The exercise —
Print all the data, keeping every line exactly as it is.

Source data —
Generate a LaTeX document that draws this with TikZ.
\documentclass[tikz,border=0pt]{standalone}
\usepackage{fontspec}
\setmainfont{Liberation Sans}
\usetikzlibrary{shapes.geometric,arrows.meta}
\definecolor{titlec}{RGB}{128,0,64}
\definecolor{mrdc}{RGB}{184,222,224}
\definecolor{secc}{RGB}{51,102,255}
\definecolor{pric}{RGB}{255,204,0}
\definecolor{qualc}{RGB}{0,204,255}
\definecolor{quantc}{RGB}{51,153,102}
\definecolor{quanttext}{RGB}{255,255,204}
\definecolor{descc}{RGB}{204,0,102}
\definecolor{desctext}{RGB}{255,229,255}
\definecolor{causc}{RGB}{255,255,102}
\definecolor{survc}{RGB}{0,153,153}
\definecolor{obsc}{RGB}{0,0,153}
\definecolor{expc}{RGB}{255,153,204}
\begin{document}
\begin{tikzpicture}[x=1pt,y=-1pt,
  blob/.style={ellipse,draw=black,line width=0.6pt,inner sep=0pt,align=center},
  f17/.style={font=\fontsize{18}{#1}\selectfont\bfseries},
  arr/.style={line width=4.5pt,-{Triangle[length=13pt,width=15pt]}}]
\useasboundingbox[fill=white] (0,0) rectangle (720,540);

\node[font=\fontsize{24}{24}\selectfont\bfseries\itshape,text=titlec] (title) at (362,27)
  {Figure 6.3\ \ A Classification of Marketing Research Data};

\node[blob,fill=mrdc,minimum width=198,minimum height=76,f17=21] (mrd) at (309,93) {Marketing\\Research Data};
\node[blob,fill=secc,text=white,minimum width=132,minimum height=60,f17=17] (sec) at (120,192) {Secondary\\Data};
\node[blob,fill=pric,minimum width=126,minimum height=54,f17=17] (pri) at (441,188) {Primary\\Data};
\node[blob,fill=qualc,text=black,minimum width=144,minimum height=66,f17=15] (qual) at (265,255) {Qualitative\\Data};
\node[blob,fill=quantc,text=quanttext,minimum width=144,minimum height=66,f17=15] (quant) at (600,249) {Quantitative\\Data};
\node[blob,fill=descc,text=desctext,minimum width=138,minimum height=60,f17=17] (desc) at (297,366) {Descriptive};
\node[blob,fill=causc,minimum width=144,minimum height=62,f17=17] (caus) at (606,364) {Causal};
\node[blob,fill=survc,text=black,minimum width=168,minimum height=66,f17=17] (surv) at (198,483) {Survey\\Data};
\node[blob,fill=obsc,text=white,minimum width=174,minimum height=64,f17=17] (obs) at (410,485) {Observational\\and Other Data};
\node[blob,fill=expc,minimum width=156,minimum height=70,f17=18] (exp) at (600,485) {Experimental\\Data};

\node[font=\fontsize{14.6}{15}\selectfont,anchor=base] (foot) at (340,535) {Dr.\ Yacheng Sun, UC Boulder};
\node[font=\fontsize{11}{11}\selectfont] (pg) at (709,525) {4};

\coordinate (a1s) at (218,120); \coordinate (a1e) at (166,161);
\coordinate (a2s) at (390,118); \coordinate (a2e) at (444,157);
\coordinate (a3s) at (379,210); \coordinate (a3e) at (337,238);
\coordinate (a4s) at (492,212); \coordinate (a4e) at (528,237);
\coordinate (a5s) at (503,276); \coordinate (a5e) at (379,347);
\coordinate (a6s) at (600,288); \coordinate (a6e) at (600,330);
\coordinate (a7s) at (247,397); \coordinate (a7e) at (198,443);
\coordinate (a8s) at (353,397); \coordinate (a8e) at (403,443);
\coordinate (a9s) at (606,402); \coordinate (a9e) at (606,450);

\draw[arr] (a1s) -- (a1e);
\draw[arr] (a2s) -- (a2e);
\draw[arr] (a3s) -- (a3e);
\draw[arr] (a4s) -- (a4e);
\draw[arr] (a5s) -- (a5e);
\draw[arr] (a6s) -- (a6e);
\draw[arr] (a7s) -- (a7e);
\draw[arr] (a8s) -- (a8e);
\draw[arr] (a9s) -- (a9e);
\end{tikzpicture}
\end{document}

Answer for this exercise —
Generate a LaTeX document that draws this with TikZ.
\documentclass[tikz,border=0pt]{standalone}
\usepackage{fontspec}
\setmainfont{Liberation Sans}
\usetikzlibrary{shapes.geometric,arrows.meta}
\definecolor{titlec}{RGB}{128,0,64}
\definecolor{mrdc}{RGB}{184,222,224}
\definecolor{secc}{RGB}{51,102,255}
\definecolor{pric}{RGB}{255,204,0}
\definecolor{qualc}{RGB}{0,204,255}
\definecolor{quantc}{RGB}{51,153,102}
\definecolor{quanttext}{RGB}{255,255,204}
\definecolor{descc}{RGB}{204,0,102}
\definecolor{desctext}{RGB}{255,229,255}
\definecolor{causc}{RGB}{255,255,102}
\definecolor{survc}{RGB}{0,153,153}
\definecolor{obsc}{RGB}{0,0,153}
\definecolor{expc}{RGB}{255,153,204}
\begin{document}
\begin{tikzpicture}[x=1pt,y=-1pt,
  blob/.style={ellipse,draw=black,line width=0.6pt,inner sep=0pt,align=center},
  f17/.style={font=\fontsize{18}{#1}\selectfont\bfseries},
  arr/.style={line width=4.5pt,-{Triangle[length=13pt,width=15pt]}}]
\useasboundingbox[fill=white] (0,0) rectangle (720,540);

\node[font=\fontsize{24}{24}\selectfont\bfseries\itshape,text=titlec] (title) at (362,27)
  {Figure 6.3\ \ A Classification of Marketing Research Data};

\node[blob,fill=mrdc,minimum width=198,minimum height=76,f17=21] (mrd) at (309,93) {Marketing\\Research Data};
\node[blob,fill=secc,text=white,minimum width=132,minimum height=60,f17=17] (sec) at (120,192) {Secondary\\Data};
\node[blob,fill=pric,minimum width=126,minimum height=54,f17=17] (pri) at (441,188) {Primary\\Data};
\node[blob,fill=qualc,text=black,minimum width=144,minimum height=66,f17=15] (qual) at (265,255) {Qualitative\\Data};
\node[blob,fill=quantc,text=quanttext,minimum width=144,minimum height=66,f17=15] (quant) at (600,249) {Quantitative\\Data};
\node[blob,fill=descc,text=desctext,minimum width=138,minimum height=60,f17=17] (desc) at (297,366) {Descriptive};
\node[blob,fill=causc,minimum width=144,minimum height=62,f17=17] (caus) at (606,364) {Causal};
\node[blob,fill=survc,text=black,minimum width=168,minimum height=66,f17=17] (surv) at (198,483) {Survey\\Data};
\node[blob,fill=obsc,text=white,minimum width=174,minimum height=64,f17=17] (obs) at (410,485) {Observational\\and Other Data};
\node[blob,fill=expc,minimum width=156,minimum height=70,f17=18] (exp) at (600,485) {Experimental\\Data};

\node[font=\fontsize{14.6}{15}\selectfont,anchor=base] (foot) at (340,535) {Dr.\ Yacheng Sun, UC Boulder};
\node[font=\fontsize{11}{11}\selectfont] (pg) at (709,525) {4};

\coordinate (a1s) at (218,120); \coordinate (a1e) at (166,161);
\coordinate (a2s) at (390,118); \coordinate (a2e) at (444,157);
\coordinate (a3s) at (379,210); \coordinate (a3e) at (337,238);
\coordinate (a4s) at (492,212); \coordinate (a4e) at (528,237);
\coordinate (a5s) at (503,276); \coordinate (a5e) at (379,347);
\coordinate (a6s) at (600,288); \coordinate (a6e) at (600,330);
\coordinate (a7s) at (247,397); \coordinate (a7e) at (198,443);
\coordinate (a8s) at (353,397); \coordinate (a8e) at (403,443);
\coordinate (a9s) at (606,402); \coordinate (a9e) at (606,450);

\draw[arr] (a1s) -- (a1e);
\draw[arr] (a2s) -- (a2e);
\draw[arr] (a3s) -- (a3e);
\draw[arr] (a4s) -- (a4e);
\draw[arr] (a5s) -- (a5e);
\draw[arr] (a6s) -- (a6e);
\draw[arr] (a7s) -- (a7e);
\draw[arr] (a8s) -- (a8e);
\draw[arr] (a9s) -- (a9e);
\end{tikzpicture}
\end{document}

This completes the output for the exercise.